What to work on: Restate all the material verbatim, except for the pictures.

Information supplied:
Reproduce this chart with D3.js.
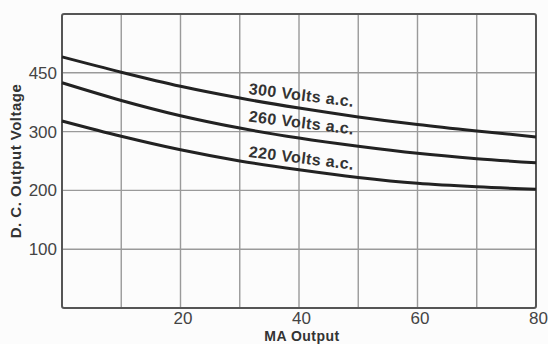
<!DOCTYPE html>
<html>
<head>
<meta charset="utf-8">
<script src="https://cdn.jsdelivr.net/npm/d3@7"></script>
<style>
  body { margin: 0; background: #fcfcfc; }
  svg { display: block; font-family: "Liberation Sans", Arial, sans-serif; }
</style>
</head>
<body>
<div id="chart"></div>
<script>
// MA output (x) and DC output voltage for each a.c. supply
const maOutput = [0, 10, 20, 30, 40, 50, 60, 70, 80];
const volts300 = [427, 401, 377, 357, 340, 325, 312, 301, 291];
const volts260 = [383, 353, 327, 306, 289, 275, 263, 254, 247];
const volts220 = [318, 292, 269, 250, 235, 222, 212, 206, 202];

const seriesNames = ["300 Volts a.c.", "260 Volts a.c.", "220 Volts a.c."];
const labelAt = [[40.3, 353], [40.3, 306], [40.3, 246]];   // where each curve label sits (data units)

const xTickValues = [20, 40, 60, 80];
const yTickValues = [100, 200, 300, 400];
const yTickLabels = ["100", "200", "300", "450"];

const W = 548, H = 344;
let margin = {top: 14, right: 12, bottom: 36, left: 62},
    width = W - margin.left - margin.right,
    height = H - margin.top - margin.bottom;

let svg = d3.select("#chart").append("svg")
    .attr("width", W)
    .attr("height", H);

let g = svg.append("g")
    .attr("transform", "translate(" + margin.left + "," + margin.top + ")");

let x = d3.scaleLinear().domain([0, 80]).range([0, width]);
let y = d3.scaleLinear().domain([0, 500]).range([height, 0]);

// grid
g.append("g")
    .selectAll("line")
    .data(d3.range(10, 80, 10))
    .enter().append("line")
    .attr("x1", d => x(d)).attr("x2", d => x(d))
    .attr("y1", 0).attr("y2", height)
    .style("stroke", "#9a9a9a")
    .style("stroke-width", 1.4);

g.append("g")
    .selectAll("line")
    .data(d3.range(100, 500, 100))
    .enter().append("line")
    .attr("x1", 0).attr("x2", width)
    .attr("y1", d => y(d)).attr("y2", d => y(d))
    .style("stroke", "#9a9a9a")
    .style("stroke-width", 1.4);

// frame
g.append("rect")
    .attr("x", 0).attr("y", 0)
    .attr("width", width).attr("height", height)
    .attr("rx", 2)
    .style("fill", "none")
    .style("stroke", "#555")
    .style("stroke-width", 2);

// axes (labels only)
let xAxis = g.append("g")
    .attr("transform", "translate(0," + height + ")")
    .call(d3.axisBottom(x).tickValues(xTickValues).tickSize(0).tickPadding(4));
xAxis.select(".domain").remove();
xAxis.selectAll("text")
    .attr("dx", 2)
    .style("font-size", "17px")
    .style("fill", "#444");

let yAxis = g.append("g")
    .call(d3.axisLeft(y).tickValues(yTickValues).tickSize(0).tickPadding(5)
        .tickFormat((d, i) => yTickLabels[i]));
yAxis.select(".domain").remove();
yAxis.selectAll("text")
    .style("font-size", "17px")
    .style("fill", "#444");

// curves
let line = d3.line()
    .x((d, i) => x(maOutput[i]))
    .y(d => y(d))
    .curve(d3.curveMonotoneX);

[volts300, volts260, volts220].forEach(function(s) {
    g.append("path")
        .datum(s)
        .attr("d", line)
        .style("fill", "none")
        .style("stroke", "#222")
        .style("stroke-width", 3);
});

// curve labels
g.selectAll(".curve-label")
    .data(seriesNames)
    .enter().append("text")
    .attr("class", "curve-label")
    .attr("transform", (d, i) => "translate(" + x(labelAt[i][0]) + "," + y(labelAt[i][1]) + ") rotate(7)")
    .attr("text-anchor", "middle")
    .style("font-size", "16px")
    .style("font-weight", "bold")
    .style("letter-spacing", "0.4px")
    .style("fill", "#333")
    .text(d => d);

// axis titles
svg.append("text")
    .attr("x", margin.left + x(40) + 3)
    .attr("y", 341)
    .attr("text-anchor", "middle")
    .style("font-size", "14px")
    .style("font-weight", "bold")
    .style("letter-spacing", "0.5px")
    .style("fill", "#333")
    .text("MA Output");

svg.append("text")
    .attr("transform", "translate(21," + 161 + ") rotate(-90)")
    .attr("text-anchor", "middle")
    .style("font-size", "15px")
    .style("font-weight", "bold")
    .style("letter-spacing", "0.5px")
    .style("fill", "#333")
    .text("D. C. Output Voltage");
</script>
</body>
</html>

Exercise result:
Reproduce this chart with D3.js.
<!DOCTYPE html>
<html>
<head>
<meta charset="utf-8">
<script src="https://cdn.jsdelivr.net/npm/d3@7"></script>
<style>
  body { margin: 0; background: #fcfcfc; }
  svg { display: block; font-family: "Liberation Sans", Arial, sans-serif; }
</style>
</head>
<body>
<div id="chart"></div>
<script>
// MA output (x) and DC output voltage for each a.c. supply
const maOutput = [0, 10, 20, 30, 40, 50, 60, 70, 80];
const volts300 = [427, 401, 377, 357, 340, 325, 312, 301, 291];
const volts260 = [383, 353, 327, 306, 289, 275, 263, 254, 247];
const volts220 = [318, 292, 269, 250, 235, 222, 212, 206, 202];

const seriesNames = ["300 Volts a.c.", "260 Volts a.c.", "220 Volts a.c."];
const labelAt = [[40.3, 353], [40.3, 306], [40.3, 246]];   // where each curve label sits (data units)

const xTickValues = [20, 40, 60, 80];
const yTickValues = [100, 200, 300, 400];
const yTickLabels = ["100", "200", "300", "450"];

const W = 548, H = 344;
let margin = {top: 14, right: 12, bottom: 36, left: 62},
    width = W - margin.left - margin.right,
    height = H - margin.top - margin.bottom;

let svg = d3.select("#chart").append("svg")
    .attr("width", W)
    .attr("height", H);

let g = svg.append("g")
    .attr("transform", "translate(" + margin.left + "," + margin.top + ")");

let x = d3.scaleLinear().domain([0, 80]).range([0, width]);
let y = d3.scaleLinear().domain([0, 500]).range([height, 0]);

// grid
g.append("g")
    .selectAll("line")
    .data(d3.range(10, 80, 10))
    .enter().append("line")
    .attr("x1", d => x(d)).attr("x2", d => x(d))
    .attr("y1", 0).attr("y2", height)
    .style("stroke", "#9a9a9a")
    .style("stroke-width", 1.4);

g.append("g")
    .selectAll("line")
    .data(d3.range(100, 500, 100))
    .enter().append("line")
    .attr("x1", 0).attr("x2", width)
    .attr("y1", d => y(d)).attr("y2", d => y(d))
    .style("stroke", "#9a9a9a")
    .style("stroke-width", 1.4);

// frame
g.append("rect")
    .attr("x", 0).attr("y", 0)
    .attr("width", width).attr("height", height)
    .attr("rx", 2)
    .style("fill", "none")
    .style("stroke", "#555")
    .style("stroke-width", 2);

// axes (labels only)
let xAxis = g.append("g")
    .attr("transform", "translate(0," + height + ")")
    .call(d3.axisBottom(x).tickValues(xTickValues).tickSize(0).tickPadding(4));
xAxis.select(".domain").remove();
xAxis.selectAll("text")
    .attr("dx", 2)
    .style("font-size", "17px")
    .style("fill", "#444");

let yAxis = g.append("g")
    .call(d3.axisLeft(y).tickValues(yTickValues).tickSize(0).tickPadding(5)
        .tickFormat((d, i) => yTickLabels[i]));
yAxis.select(".domain").remove();
yAxis.selectAll("text")
    .style("font-size", "17px")
    .style("fill", "#444");

// curves
let line = d3.line()
    .x((d, i) => x(maOutput[i]))
    .y(d => y(d))
    .curve(d3.curveMonotoneX);

[volts300, volts260, volts220].forEach(function(s) {
    g.append("path")
        .datum(s)
        .attr("d", line)
        .style("fill", "none")
        .style("stroke", "#222")
        .style("stroke-width", 3);
});

// curve labels
g.selectAll(".curve-label")
    .data(seriesNames)
    .enter().append("text")
    .attr("class", "curve-label")
    .attr("transform", (d, i) => "translate(" + x(labelAt[i][0]) + "," + y(labelAt[i][1]) + ") rotate(7)")
    .attr("text-anchor", "middle")
    .style("font-size", "16px")
    .style("font-weight", "bold")
    .style("letter-spacing", "0.4px")
    .style("fill", "#333")
    .text(d => d);

// axis titles
svg.append("text")
    .attr("x", margin.left + x(40) + 3)
    .attr("y", 341)
    .attr("text-anchor", "middle")
    .style("font-size", "14px")
    .style("font-weight", "bold")
    .style("letter-spacing", "0.5px")
    .style("fill", "#333")
    .text("MA Output");

svg.append("text")
    .attr("transform", "translate(21," + 161 + ") rotate(-90)")
    .attr("text-anchor", "middle")
    .style("font-size", "15px")
    .style("font-weight", "bold")
    .style("letter-spacing", "0.5px")
    .style("fill", "#333")
    .text("D. C. Output Voltage");
</script>
</body>
</html>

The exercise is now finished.